IX. Conclusion: Significance of United States v. Perez & Rivera Rodriguez
This decision is doctrinally straightforward but practically important. It does three main things:
- Clarifies and “squarely holds” the rule in the Eleventh Circuit:
When the government files a § 3553(e) motion, the district court’s authority to go below a statutory minimum is limited to what is necessary to reflect the defendant’s substantial assistance. The court may not stack on additional downward reductions based on general § 3553(a) considerations. - Aligns the Eleventh Circuit with nationwide consensus:
Every numbered circuit has now adopted this cooperation-only interpretation of § 3553(e), reinforcing a uniform federal rule across most of the country. - Exposes structural tensions in federal sentencing:
Judge Abudu’s concurrence emphasizes that the regime of mandatory minimums, read in harmony with § 3553(a), § 3553(e), and § 3553(f), creates a system where:- Judicial discretion is broad when it comes to increasing sentences, but tightly constrained when it comes to reducing them below statutory floors;
- Prosecutors wield significant power over whether and how a defendant can escape a mandatory minimum; and
- Individualized justice is often subordinated to formal thresholds, except where cooperation is involved.

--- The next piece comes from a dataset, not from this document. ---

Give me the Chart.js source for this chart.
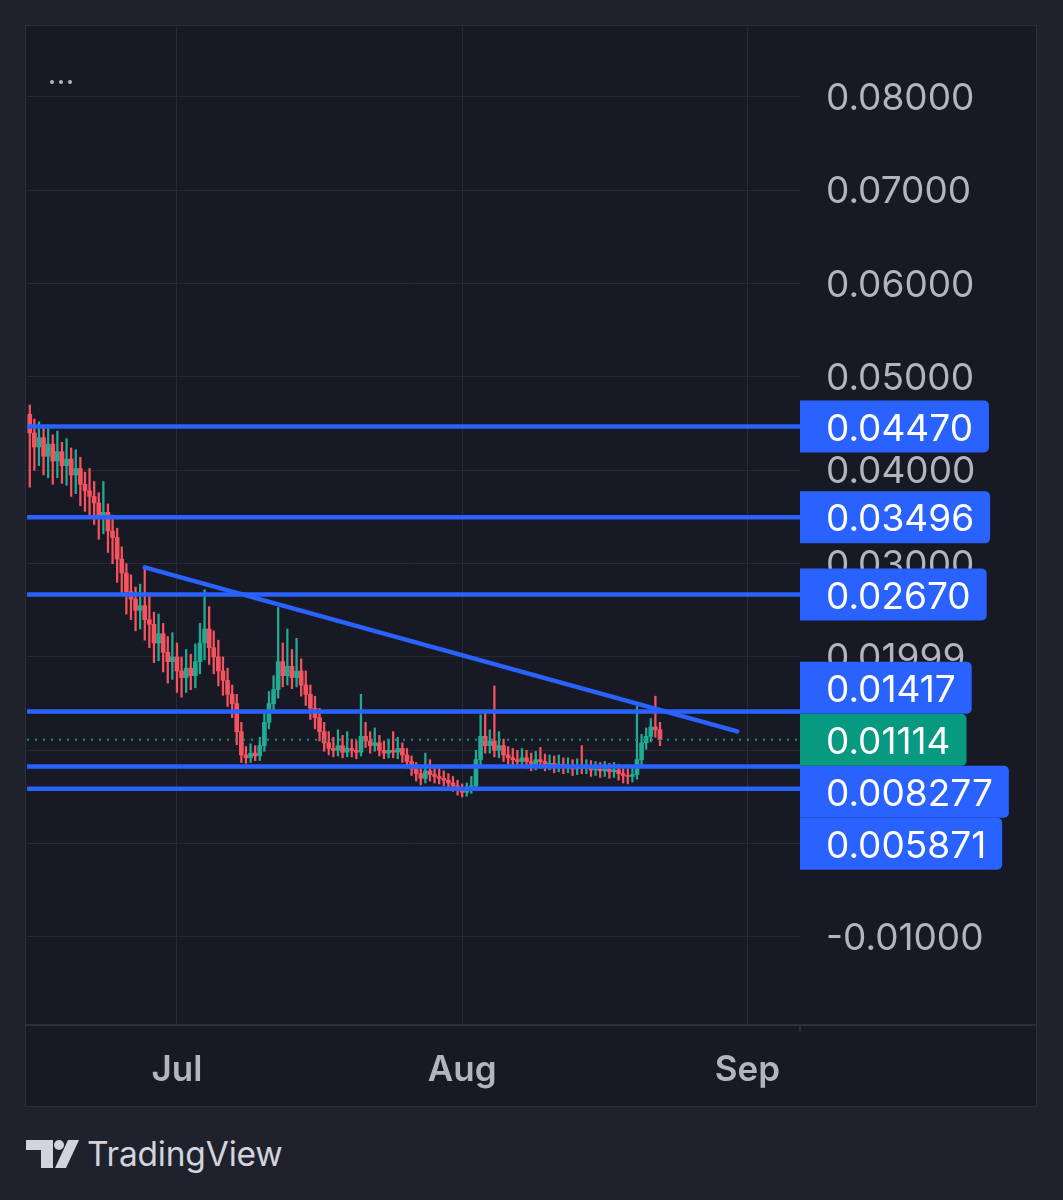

From a doctrinal standpoint, Perez and Rivera Rodriguez will serve as the leading Eleventh Circuit authority on the narrowness of § 3553(e) departures and the non-availability of § 3553(a) as a tool to undercut mandatory minimums. From a policy standpoint, the case adds to the growing body of judicial commentary urging Congress and perhaps the Supreme Court to revisit the balance between mandatory minimums, cooperation incentives, and the ideal of individualized, just sentencing.